1. Free trade area. This is the most basic form of economic cooperation. Member countries remove all barriers to trade between themselves but are free to independently determine trade policies with nonmember nations. An example is the North American Free Trade Agreement (NAFTA). 2. Customs union. This type provides for economic cooperation as in a free-trade zone. Barriers to trade are removed between member countries. The primary difference from the free trade area is that members agree to treat trade with nonmember countries in a similar manner. The Gulf Cooperation Council (GCC)  is an example. 3. Common market. This type allows for the creation of economically integrated markets between member countries. Trade barriers are removed, as are any restrictions on the movement of labor and capital between member countries. Like customs unions, there is a common trade policy for trade with nonmember nations.
The primary advantage to workers is that they no longer need a visa or work permit to work in another member country of a common market. An example is the Common Market for Eastern and Southern Africa (COMESA).  4. Economic union. This type is created when countries enter into an economic agreement to remove barriers to trade and adopt common economic policies. An example is the European Union (EU).  In the past decade, there has been an increase in these trading blocs with more than one hundred agreements in place and more in discussion. A trade bloc is basically a free-trade zone, or near-free-trade zone, formed by one or more tax, tariff, and trade agreements between two or more countries. Some trading blocs have resulted in agreements that have been more substantive than others in creating economic cooperation. Of course, there are pros and cons for creating regional agreements. Pros
The pros of creating regional agreements include the following: Trade creation. These agreements create more opportunities for countries to trade with one another by removing the barriers to trade and INVESTMENT. Due to a reduction or removal of tariffs, cooperation results in cheaper prices for consumers in the bloc countries. Studies indicate that regional economic integration significantly contributes to the relatively high growth rates in the less-developed countries. Employment opportunities. By removing restrictions on labor movement, economic integration can help expand job opportunities. Consensus and cooperation. Member nations may find it easier to agree with smaller numbers of countries. Regional understanding and similarities may also facilitate closer political cooperation. Cons
The cons involved in creating regional agreements include the following: Trade diversion. The flip side to trade creation is trade diversion. Member countries may trade more with each other than with nonmember nations. This may mean increased trade with a less efficient or more expensive producer because it is in a member country. In this sense, weaker companies can be protected inadvertently with the bloc agreement acting as a trade barrier. In essence, regional agreements have formed new trade barriers with countries outside of the trading bloc. Employment shifts and reductions.

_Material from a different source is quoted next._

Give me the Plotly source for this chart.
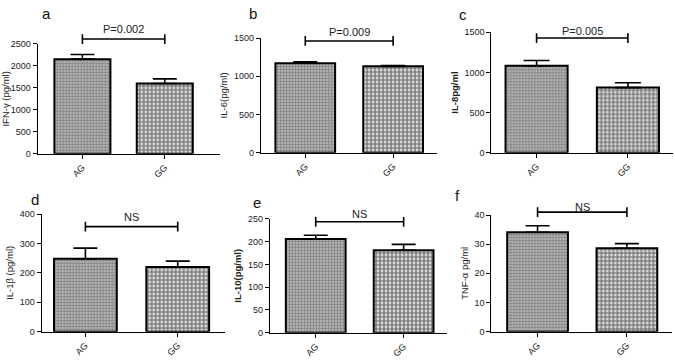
import plotly.graph_objects as go

categories = ["AG", "GG"]

panel_letters = ["a", "b", "c", "d", "e", "f"]
y_titles = ["IFN-γ (pg/ml)", "IL-6(pg/ml)", "<b>IL-8pg/ml</b>", "IL-1β (pg/ml)", "<b>IL-10(pg/ml)</b>", "TNF-α pg/ml"]
p_labels = ["P=0.002", "P=0.009", "P=0.005", "NS", "NS", "NS"]

means = [
    [2153, 1600],
    [1172, 1130],
    [1083, 811],
    [248, 220],
    [206, 181],
    [34.1, 28.6],
]
sems = [
    [104, 104],
    [17, 12],
    [65, 61],
    [36, 20],
    [8, 13],
    [2.2, 1.6],
]
y_max = [2500, 1500, 1500, 400, 250, 40]
y_dtick = [500, 500, 500, 100, 50, 10]

# layout (pixel geometry of each panel)
W, H = 675, 360
x_px = [(33, 217), (258, 435), (490, 673), (37, 222), (267, 445), (490, 672)]
y_px = [(153, 40), (152, 34), (152, 28), (336, 215), (337, 220), (336, 216)]
x_ranges = [(-0.542, 1.675), (-0.503, 1.497), (-0.495, 1.494), (-0.473, 1.516), (-0.52, 1.49), (-0.517, 1.505)]
bracket_y = [35, 37, 34, 228, 223, 213]
ptext_y = [25, 28, 27, 218, 215, 208]
letter_pos = [(42, 9), (250, 9), (461, 10), (30, 200), (254, 203), (456, 196)]
cap_w = [12, 12, 13, 12, 12, 12]

FONT = "Liberation Sans, Arial, sans-serif"

fig = go.Figure()
shapes = []
annotations = []

patterns = [
    dict(shape="+", fgcolor="#555555", bgcolor="#b2b2b2", size=3, solidity=0.45),
    dict(shape=".", fgcolor="#000000", bgcolor="#ffffff", size=4, solidity=0.7),
]

for i in range(6):
    sfx = "" if i == 0 else str(i + 1)
    xa, ya = "x" + sfx, "y" + sfx
    for j, cat in enumerate(categories):
        fig.add_trace(go.Bar(
            x=[cat], y=[means[i][j]],
            xaxis=xa, yaxis=ya,
            width=0.68,
            marker=dict(color="white", line=dict(color="black", width=2),
                        pattern=patterns[j]),
            error_y=dict(type="data", array=[sems[i][j]], arrayminus=[0],
                         symmetric=False, color="black", thickness=1.6,
                         width=cap_w[i]),
            showlegend=False,
            hoverinfo="skip",
        ))
    (x0, x1), (yb, yt) = x_px[i], y_px[i]
    common = dict(showgrid=False, zeroline=False, showline=True, linecolor="black",
                  linewidth=1.3, ticks="outside", ticklen=4, tickwidth=1.2,
                  tickcolor="black", tickfont=dict(family=FONT, size=9, color="#222"))
    fig.update_layout(**{
        "xaxis" + sfx: dict(common, domain=[x0 / W, x1 / W], anchor=ya,
                           range=list(x_ranges[i]), type="category",
                           categoryorder="array", categoryarray=categories,
                           tickangle=-45),
        "yaxis" + sfx: dict(common, domain=[1 - yb / H, 1 - yt / H], anchor=xa,
                           range=[0, y_max[i]], dtick=y_dtick[i], tick0=0,
                           title=dict(text=y_titles[i],
                                      font=dict(family=FONT, size=9.5, color="#222"),
                                      standoff=4)),
    })
    # significance bracket
    by = 1 - bracket_y[i] / H
    shapes.append(dict(type="line", xref=xa, yref="paper", x0=0, x1=1, y0=by, y1=by,
                       line=dict(color="black", width=1.6)))
    for xx in (0, 1):
        shapes.append(dict(type="line", xref=xa, yref="paper", x0=xx, x1=xx,
                           y0=by - 5 / H, y1=by + 5 / H, line=dict(color="black", width=1.6)))
    annotations.append(dict(text=p_labels[i], xref=xa, yref="paper", x=0.5,
                            y=1 - ptext_y[i] / H, showarrow=False,
                            xanchor="center", yanchor="middle",
                            font=dict(family=FONT, size=11, color="#222")))
    lx, ly = letter_pos[i]
    annotations.append(dict(text=panel_letters[i], xref="paper", yref="paper",
                            x=lx / W, y=1 - ly / H, showarrow=False,
                            xanchor="center", yanchor="middle",
                            font=dict(family=FONT, size=15, color="#111")))

fig.update_layout(
    width=W, height=H, autosize=False,
    margin=dict(l=0, r=0, t=0, b=0),
    paper_bgcolor="white", plot_bgcolor="white",
    shapes=shapes, annotations=annotations,
    barmode="overlay",
)

fig.write_html("out.html", config={"displayModeBar": False},
               post_script="document.body.style.margin='0';document.body.style.overflow='hidden';")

Countries may move production to cheaper labor markets in member countries. Similarly, workers may move to gain access to better jobs and wages. Sudden shifts in employment can tax the resources of member countries. Loss of national sovereignty. With each new round of discussions and agreements within a regional bloc, nations may find that they have to give up more of their political and economic rights. In the opening case study, you learned how the economic crisis in Greece is threatening not only the EU in general but also the rights of Greece and other member nations to determine their own domestic economic policies.